There are five vine-growing regions: Galil-Galilee (including Golan Heights), the region most suited for “viticulture” due to its high elevation, cool breezes, marked day and night by temperature changes and rich well-drained soils; the Judean Hills, surrounding the city of Jerusalem; Shimshon (Samson), located between the Judean Hills and the Coastal Plain; the Negev, a semi-arid desert region, where drip irrigation has made grape growing possible; and the Sharon Plain near the Mediterranean Coast and just south of Haifa, surrounding the towns of Zichron Ya’akov and Binyamina which is the largest grape growing region in Israel.
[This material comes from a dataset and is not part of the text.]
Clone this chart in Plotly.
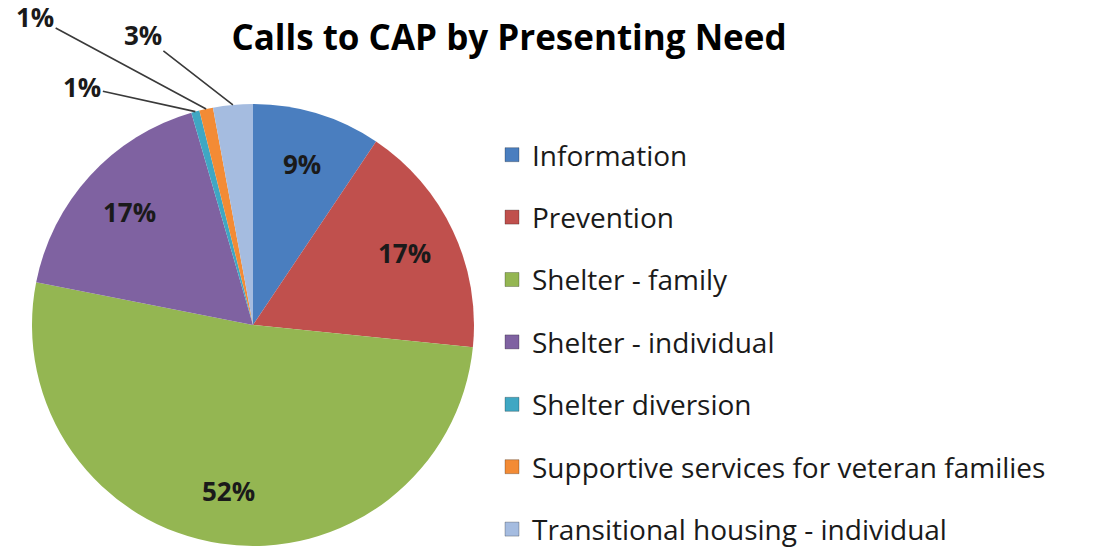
import math
import plotly.graph_objects as go

# ---- data ----
categories = [
    "Information",
    "Prevention",
    "Shelter - family",
    "Shelter - individual",
    "Shelter diversion",
    "Supportive services for veteran families",
    "Transitional housing - individual",
]
values = [9.4, 17.2, 51.5, 17.4, 0.6, 1.0, 2.9]
colors = ["#4A7EBF", "#C0504D", "#94B652", "#7F62A1", "#3FA7C3", "#F38B35", "#A5BCE0"]

W, H = 1106, 548
# pie placement (pixels)
CX, CY, R = 253, 325, 221
dom_x = [(CX - R) / W, (CX + R) / W]
dom_y = [1 - (CY + R) / H, 1 - (CY - R) / H]

total = sum(values)
inside = [v / total >= 0.05 for v in values]

font_family = "Open Sans"
label_font = dict(family=font_family, size=26, color="#1a1a1a", weight="bold")

fig = go.Figure()
fig.add_trace(go.Pie(
    labels=categories,
    values=values,
    sort=False,
    direction="clockwise",
    rotation=0,
    marker=dict(colors=colors, line=dict(width=0)),
    textinfo="none",
    domain=dict(x=dom_x, y=dom_y),
    showlegend=False,
    hoverinfo="label+percent",
))

# legend entries (one group each so the spacing can match)
for cat, col in zip(categories, colors):
    fig.add_trace(go.Scatter(
        x=[None], y=[None], mode="markers", name=cat,
        marker=dict(symbol="square", size=14, color=col,
                    line=dict(color="rgba(0,0,0,0.25)", width=1)),
        legendgroup=cat, showlegend=True, hoverinfo="skip",
    ))

# percentage labels: inside along slice bisector, small slices outside with leader lines
offsets = {4: (-113, -25), 5: (-171, -92), 6: (-90, -70)}
cum = 0.0
for i, v in enumerate(values):
    start = cum
    cum += v
    mid = (start + v / 2) / total * 2 * math.pi
    txt = f"{round(v / total * 100)}%"
    if inside[i]:
        rr = 0.76 * R
        px = CX + rr * math.sin(mid)
        py = CY - rr * math.cos(mid)
        fig.add_annotation(x=px / W, y=1 - py / H, xref="paper", yref="paper",
                           text=txt, showarrow=False, xanchor="center", yanchor="middle",
                           font=label_font)
        continue
    px = CX + R * math.sin(mid)
    py = CY - R * math.cos(mid)
    ax, ay = offsets.get(i, (-60, -40))
    fig.add_annotation(
        x=px / W, y=1 - py / H, xref="paper", yref="paper",
        text=txt,
        showarrow=True, arrowhead=0, arrowwidth=1.6, arrowcolor="#3a3a3a",
        ax=ax, ay=ay, standoff=0,
        font=label_font,
    )

fig.update_layout(
    width=W, height=H,
    margin=dict(l=0, r=0, t=0, b=0, autoexpand=False),
    paper_bgcolor="white", plot_bgcolor="white",
    title=dict(text="<b>Calls to CAP by Presenting Need</b>", x=509 / W, xanchor="center",
               y=1 - 38 / H, yanchor="middle",
               font=dict(family=font_family, size=35, color="#000000")),
    xaxis=dict(visible=False), yaxis=dict(visible=False),
    legend=dict(x=492 / W, xanchor="left", y=1 - 130 / H, yanchor="top",
                font=dict(family=font_family, size=28, color="#1a1a1a"),
                tracegroupgap=23, itemsizing="trace", bgcolor="rgba(0,0,0,0)"),
)

fig.write_html("out.html")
I think it is interesting to point out that although there are hundreds of wineries in Israel, ranging in size from small boutiques to large companies producing millions of bottles a year and yet more than 75% of the wine produced nationwide comes from the top five producers. Last year Israel imported about $26.7 million which was revenue from 36 million bottles of red, white, still, sparkling and dessert wines. In addition Israel exports non-alcoholic “grape juice” to Moslem Markets.
An interesting “side note” is that during the Roman era, a Jewish family consumed an average of 350 liters of wine a year! First, it would have been very bad wine! Second, this is an astounding amount considering that today’s domestic consumption is 6 liters per person per year. (in France and Italy, 60 liters per capita) During the Roman era winemaking was one of the most profitable industries second only to piracy!
In 2013, Israeli winemakers, after years of coping with the negative reputation of “Kosher” wines are now winning international awards. A few months ago Joe Gallo, one of the owners of the leading Californian E & J Gallo Winery, visited Israel. “I was not aware that such high quality wines are made in Israel”, He said. We say, “It’s just another hurdle to jump”! CHEERS!